LIFT Daily Prayer: The One God Looks For
This summary draws from a “LIFT Daily Prayer” session focusing on Isaiah chapter 66, verses 1 and 2, identifying the specific attributes of the individual God chooses to favor. The core message emphasizes that genuine piety is found not in external actions or human achievements, but in an internal disposition of humility, brokenness, and reverence for Scripture.
The Sovereignty of God and the Futility of Human Gifts
The session begins by establishing God’s absolute sovereignty, drawing from Isaiah 66:1. The prophet Isaiah, often called “the evangelical prophet” due to his numerous prophecies regarding the birth, life, death, and resurrection of Jesus, sets the stage for God’s perspective on human efforts.
God declares:
- “Heaven is my throne and the earth is my footstool”.
- He asks, “Where is the house that you will build me and where is the place of my rest?”.
- He reminds humanity that His hand has already “made and all those things exist”.
This passage highlights the fact that humanity cannot provide anything God does not already possess; He is “completely perfect, completely holy, completely self-contained in every way”. Efforts to “build” God a resting place or offer material gifts are ultimately unnecessary because He already has everything covered. God already has a throne in heaven and uses the earth as His footstool.
The key takeaway is that although humans, like David or Solomon, might build earthly empires, they “cannot save our souls”.
The Three Characteristics God Honors
While God needs nothing from man, there is “one thing” He delights in and asks of us. Isaiah 66:2 reveals the specific characteristics of the person upon whom God promises to “look”. God delights in this person—a man, woman, boy, or girl—who possesses three defining traits:
1. Poor in Spirit
The term “poor” used here is not related to financial poverty. Instead, it refers to being “poor in spirit”. This means having an awareness that one lacks innate, organic strength to succeed or be righteous on one’s own. This individual recognizes their need for God and their spiritual bankruptcy apart from Him.
2. Of a Contrite Spirit
A contrite spirit is characterized by repentance. This person is “keenly aware that sin troubles our lives but we hate it”. They are grieved before God when they sin. The session emphasizes the need to nurture a heart so close to God’s light that “the brighter the light the more the impurities stand out”. Repentance and contrition are essential for living close to God.
3. Trembles at His Word
This attribute defines how a person views and interacts with the Bible. To “tremble at my word” means treating the Scriptures with reverence and holiness.
- Believers should recognize that they are reading “authority” and “eternal truth”.
- The Bible must not be treated lightly, “not like it’s a comic book or a newspaper or some email”.

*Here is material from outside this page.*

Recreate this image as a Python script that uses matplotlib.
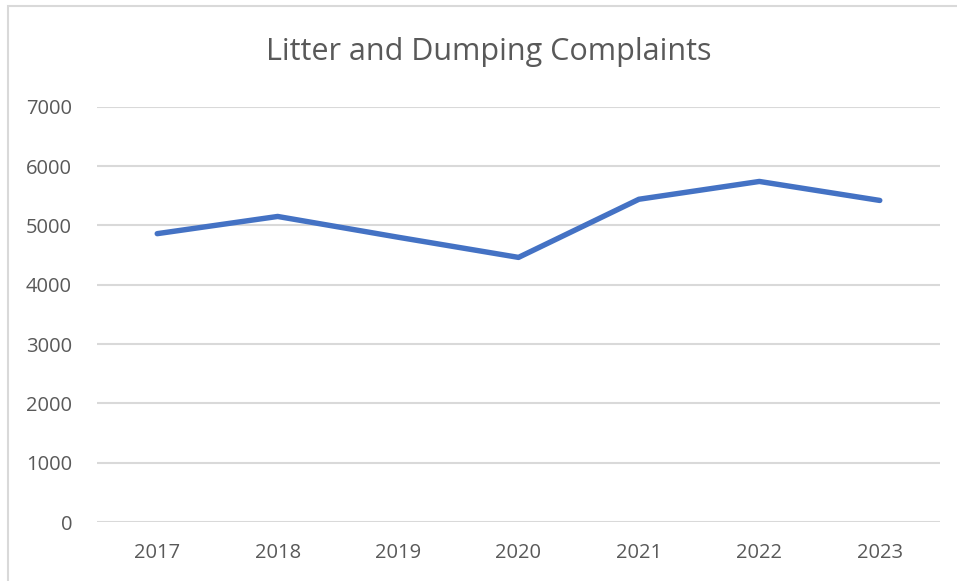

- If believers truly trembled at God’s Word, “every single issue of our lives would be marginalized if not evaporated”.
A sensitive heart toward God is necessary to tremble at His Word. The source material notes that judgment described in the Psalms (such as Psalm 102 or 103) is “scary stuff” only for those who “do not believe” and “manifest their unbelief in disobedience”. Conversely, those who revere the Word possess the sensitive heart God seeks.
A Call to Prayer and Examination
The devotional moves from biblical exposition to practical prayer points based on these verses.
Key Petitions for Believers:
- Reverence for Scripture: Prayer is offered that God would cause believers’ lives to “tremble at your word,” leading them to take the Scriptures “very seriously”.
- A Contrite Heart: A request is made to God to make hearts “poor and contrite”. This walking is characterized by closeness to God, not by paranoia or condemnation (since those “in Christ Jesus” are not condemned).
- Holiness and Sanctification: The prayer affirms that God has “purchased us by your blood and you rose again from the dead that we would be a sanctified that is a holy people”. Believers are urged to “act like it, be like it, walk in it”.
The Essential Need for Self-Examination:
The session stresses the importance of believers examining themselves in the light of the Word to confirm that they are truly “children of the most high God”.
Praying for Salvation of Others:
The session includes prayers for the salvation of family members—granddaughters, grandsons, great-granddaughters, great-grandsons, sons, daughters, and spouses. This prayer is especially critical in “these days of intensifying apathy, of this age of devious and deviant deception and sin”. The desire is that people would “slow down and open up your word and tremble at its truth”.